News in Brief
Labour & European Law Review Weekly issue 43 22 November 2007
The president of employment tribunals has ordered that cases brought by people who have been forced to retire at 65, must be “stayed” pending the outcome of a case brought by Heyday (an offshoot of Age Concern). It is expected to be heard by the European Court of Justice (ECJ) in early 2009.
The announcement follows the decision of an employment appeal tribunal in the case of Johns v Solent SD which overturned an earlier tribunal decision and said that Mrs. Johns’ claim should be stayed pending the outcome of the Heyday challenge. Heyday is challenging the validity of the national default retirement age of 65 in the Employment Equality (Age) Regulations 2006.
This means that anyone who has been forced to retire at age 65 can lodge a complaint with a tribunal.
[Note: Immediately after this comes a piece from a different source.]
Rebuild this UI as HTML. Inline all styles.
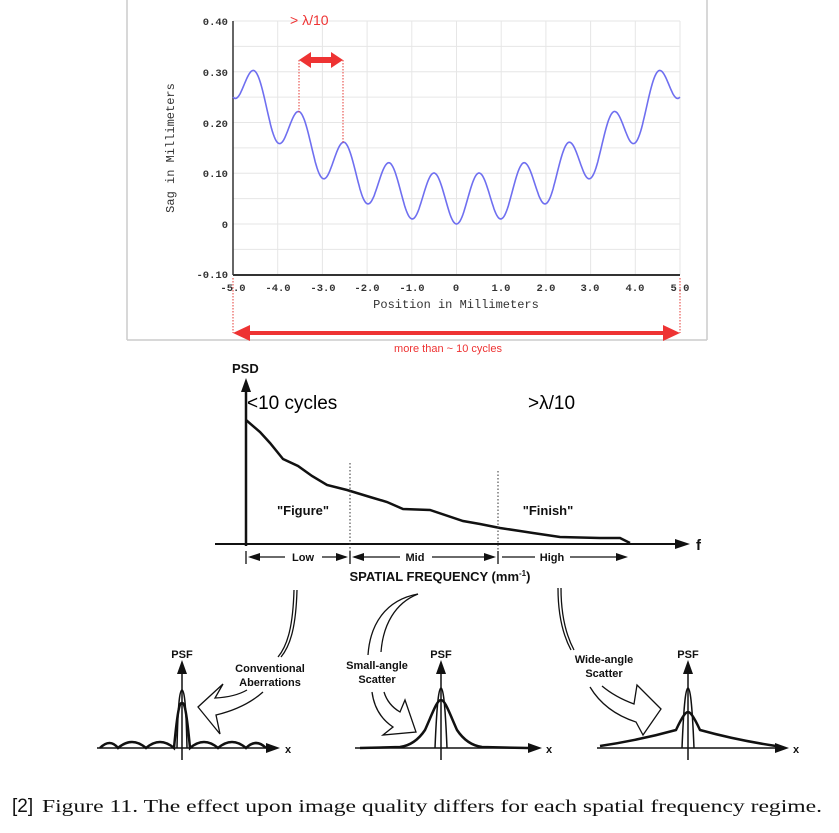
<!DOCTYPE html>
<html><head><meta charset="utf-8"><style>
html,body{margin:0;padding:0;background:#fff;}
svg{display:block;}
.m{font-family:"Liberation Mono",monospace;font-size:10.5px;fill:#333;font-weight:bold;}
.a{font-family:"Liberation Sans",Arial,sans-serif;font-weight:bold;fill:#111;}
</style></head><body>
<svg id="s" width="839" height="833" viewBox="0 0 839 833" xmlns="http://www.w3.org/2000/svg">
<rect width="839" height="833" fill="#fff"/>
<line x1="127" y1="0" x2="127" y2="340" stroke="#ccc" stroke-width="1.5"/>
<line x1="707" y1="0" x2="707" y2="340" stroke="#ccc" stroke-width="1.5"/>
<line x1="127" y1="340" x2="707" y2="340" stroke="#ccc" stroke-width="1.5"/>
<g id="grid" stroke="#e6e6e6" stroke-width="1"></g>
<line x1="233" y1="21" x2="233" y2="275" stroke="#333" stroke-width="1.5"/>
<line x1="233" y1="275" x2="680" y2="275" stroke="#333" stroke-width="2"/>
<g class="m" text-anchor="end">
<text x="228" y="25">0.40</text><text x="228" y="76">0.30</text><text x="228" y="127">0.20</text>
<text x="228" y="177">0.10</text><text x="228" y="228">0</text><text x="228" y="278">-0.10</text>
</g>
<g class="m" text-anchor="middle">
<text x="233" y="291">-5.0</text><text x="278" y="291">-4.0</text><text x="323" y="291">-3.0</text>
<text x="367" y="291">-2.0</text><text x="412" y="291">-1.0</text><text x="456" y="291">0</text>
<text x="501" y="291">1.0</text><text x="546" y="291">2.0</text><text x="590" y="291">3.0</text>
<text x="635" y="291">4.0</text><text x="680" y="291">5.0</text>
</g>
<text class="m" x="456" y="308" text-anchor="middle" style="font-size:12px;font-weight:normal">Position in Millimeters</text>
<text class="m" transform="translate(174,148) rotate(-90)" text-anchor="middle" style="font-size:12px;font-weight:normal">Sag in Millimeters</text>
<path id="curve" fill="none" stroke="#6f6ff0" stroke-width="1.6"/>
<g stroke="#e53935" stroke-width="1" stroke-dasharray="1.5,1.5">
<line x1="299" y1="60" x2="299" y2="113"/><line x1="343" y1="60" x2="343" y2="143"/>
<line x1="233" y1="278" x2="233" y2="333"/><line x1="680" y1="278" x2="680" y2="333"/>
</g>
<g fill="#ee3333">
<polygon points="299,60 311,52 311,57 331,57 331,52 343,60 331,68 331,63 311,63 311,68"/>
<polygon points="233,333 250,325 250,331 663,331 663,325 680,333 663,341 663,335 250,335 250,341"/>
</g>
<text x="290" y="25" fill="#ee3333" font-family="Liberation Sans,sans-serif" font-size="14">&gt; λ/10</text>
<text x="448" y="352" fill="#ee3333" font-family="Liberation Sans,sans-serif" font-size="11" text-anchor="middle">more than ~ 10 cycles</text>

<line x1="246" y1="385" x2="246" y2="546" stroke="#111" stroke-width="2.5"/>
<polygon points="246,378 241,392 251,392" fill="#111"/>
<text class="a" x="232" y="373" font-size="13">PSD</text>
<line x1="215" y1="544" x2="680" y2="544" stroke="#111" stroke-width="2"/>
<polygon points="690,544 675,539 675,549" fill="#111"/>
<text class="a" x="696" y="550" font-size="15">f</text>
<text x="247" y="409" font-family="Liberation Sans,sans-serif" font-size="19" fill="#000">&lt;10 cycles</text>
<text x="528" y="409" font-family="Liberation Sans,sans-serif" font-size="19" fill="#000">&gt;λ/10</text>
<polyline fill="none" stroke="#111" stroke-width="2.5" points="246,420 260,432 270,443 283,459 298,466 312,476 327,485 347,490 370,497 387,502 403,509 430,510 463,521 480,524 500,528 520,531 533,533 560,537 600,538 620,538 630,543"/>
<g stroke="#333" stroke-width="1" stroke-dasharray="1.5,2">
<line x1="350" y1="463" x2="350" y2="560"/><line x1="498" y1="471" x2="498" y2="560"/>
</g>
<text class="a" x="303" y="515" font-size="13" text-anchor="middle">"Figure"</text>
<text class="a" x="548" y="515" font-size="13" text-anchor="middle">"Finish"</text>
<g stroke="#111" stroke-width="1.3">
<line x1="246" y1="551" x2="246" y2="564"/><line x1="350" y1="551" x2="350" y2="564"/><line x1="498" y1="551" x2="498" y2="564"/>
<line x1="250" y1="557" x2="285" y2="557"/><line x1="322" y1="557" x2="346" y2="557"/>
<line x1="354" y1="557" x2="400" y2="557"/><line x1="432" y1="557" x2="494" y2="557"/>
<line x1="502" y1="557" x2="535" y2="557"/><line x1="570" y1="557" x2="620" y2="557"/>
</g>
<g fill="#111">
<polygon points="248,557 260,553 260,561"/><polygon points="348,557 336,553 336,561"/>
<polygon points="352,557 364,553 364,561"/><polygon points="496,557 484,553 484,561"/>
<polygon points="628,557 616,553 616,561"/>
</g>
<g class="a" font-size="11" text-anchor="middle">
<text x="303" y="561">Low</text><text x="415" y="561">Mid</text><text x="552" y="561">High</text>
</g>
<text class="a" x="440" y="581" font-size="13" text-anchor="middle">SPATIAL FREQUENCY (mm<tspan font-size="8" dy="-5">-1</tspan><tspan dy="5">)</tspan></text>

<!-- curved arrows -->
<g fill="none" stroke="#111" stroke-width="1.3" stroke-linejoin="miter">
<path d="M297,590 C296,625 291,645 281,657"/><path d="M294,590 C293,625 288,645 278,657"/>
<path d="M247,690 Q235,697 215,698 L223,684 L198,707 L220,734 L216,715 Q245,708 263,692"/>
<path d="M418,594 C385,600 370,625 368,655"/><path d="M418,594 C395,603 383,625 381,652"/>
<path d="M372,692 Q375,715 393,727 L383,735 L416,732 L405,700 L400,712 Q388,705 384,692"/>
<path d="M558,588 C558,615 563,635 571,650"/><path d="M561,588 C561,615 566,635 574,650"/>
<path d="M602,686 Q615,697 634,704 L637,685 L661,709 L643,735 L636,722 Q605,712 590,687"/>
</g>
<g class="a" font-size="11" text-anchor="middle">
<text x="182" y="658">PSF</text><text x="441" y="658">PSF</text><text x="688" y="658">PSF</text>
<text x="270" y="672">Conventional</text><text x="270" y="686">Aberrations</text>
<text x="377" y="669">Small-angle</text><text x="377" y="683">Scatter</text>
<text x="604" y="663">Wide-angle</text><text x="604" y="677">Scatter</text>
<text x="288" y="753">x</text><text x="549" y="753">x</text><text x="796" y="753">x</text>
</g>
<g stroke="#111" stroke-width="1.5" fill="none">
<line x1="97" y1="748" x2="268" y2="748"/><line x1="182" y1="668" x2="182" y2="760"/>
<line x1="355" y1="748" x2="530" y2="748"/><line x1="441" y1="668" x2="441" y2="760"/>
<line x1="597" y1="748" x2="776" y2="748"/><line x1="688" y1="668" x2="688" y2="760"/>
<path d="M177,748 C178,700 180,690 182,690 C184,690 186,700 187,748"/>
<path d="M435,748 C437,700 439,688 441,688 C443,688 445,700 447,748"/>
<path d="M682,748 C684,700 686,688 688,688 C690,688 692,700 694,748"/>
</g>
<g stroke="#111" stroke-width="2.5" fill="none">
<path d="M100,748 Q110,738 118,748 Q132,736 146,748 Q160,736 174,748 C178,705 180,703 182,703 C184,703 186,705 190,748 Q204,736 218,748 Q232,736 246,748 Q256,738 266,748"/>
<path d="M360,748 L400,747 Q415,745 425,730 C433,712 437,700 441,700 C445,700 449,712 457,730 Q467,745 482,747 L528,748"/>
<path d="M600,746 Q640,740 676,730 C683,715 686,712 688,712 C690,712 693,715 700,730 Q736,740 776,746"/>
</g>
<g fill="#111">
<polygon points="182,660 177,674 187,674"/><polygon points="441,660 436,674 446,674"/><polygon points="688,660 683,674 693,674"/>
<polygon points="280,748 266,743 266,753"/><polygon points="542,748 528,743 528,753"/><polygon points="789,748 775,743 775,753"/>
</g>

<text x="12" y="812" font-family="Liberation Sans,sans-serif" font-size="19" fill="#111">[2]</text>
<text x="42" y="812" font-family="Liberation Serif,serif" font-size="18" fill="#111" textLength="780" lengthAdjust="spacingAndGlyphs">Figure 11. The effect upon image quality differs for each spatial frequency regime.</text>
</svg>
<script>
(function(){
var g=document.getElementById('grid'),ns='http://www.w3.org/2000/svg';
function X(v){return 233+(v+5)*44.7;}function Y(v){return 224-v*507.5;}
for(var i=-4;i<=5;i++){var l=document.createElementNS(ns,'line');l.setAttribute('x1',X(i));l.setAttribute('x2',X(i));l.setAttribute('y1',21);l.setAttribute('y2',275);g.appendChild(l);}
for(var k=-1;k<=8;k++){var v=k*0.05;var l=document.createElementNS(ns,'line');l.setAttribute('x1',233);l.setAttribute('x2',680);l.setAttribute('y1',Y(v));l.setAttribute('y2',Y(v));g.appendChild(l);}
var d='';for(var j=0;j<=500;j++){var x=-5+j*0.02;var y=0.01*x*x+0.049-0.049*Math.cos(2*Math.PI*x);d+=(j?'L':'M')+X(x).toFixed(1)+','+Y(y).toFixed(1);}
document.getElementById('curve').setAttribute('d',d);
})();
</script>
</body></html>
Although employers are entitled to retire their staff when they reach the retirement age under the Employment Equality (Age) Regulations 2006 this decision means that employees’ rights will be preserved until the ECJ has made its decision in the Heyday case.
However it should be noted that this order will also be reviewed by the Court of Appeal when it gives its judgement in Johns v Solent SD sometime in 2008.
We will feature the ECJ decision in Palacios de la Villa v Cortefiel Servicios SA in a future LELR, in which it held that a Spanish law requiring compulsory retirement at 65 was not discriminatory because it could be justified.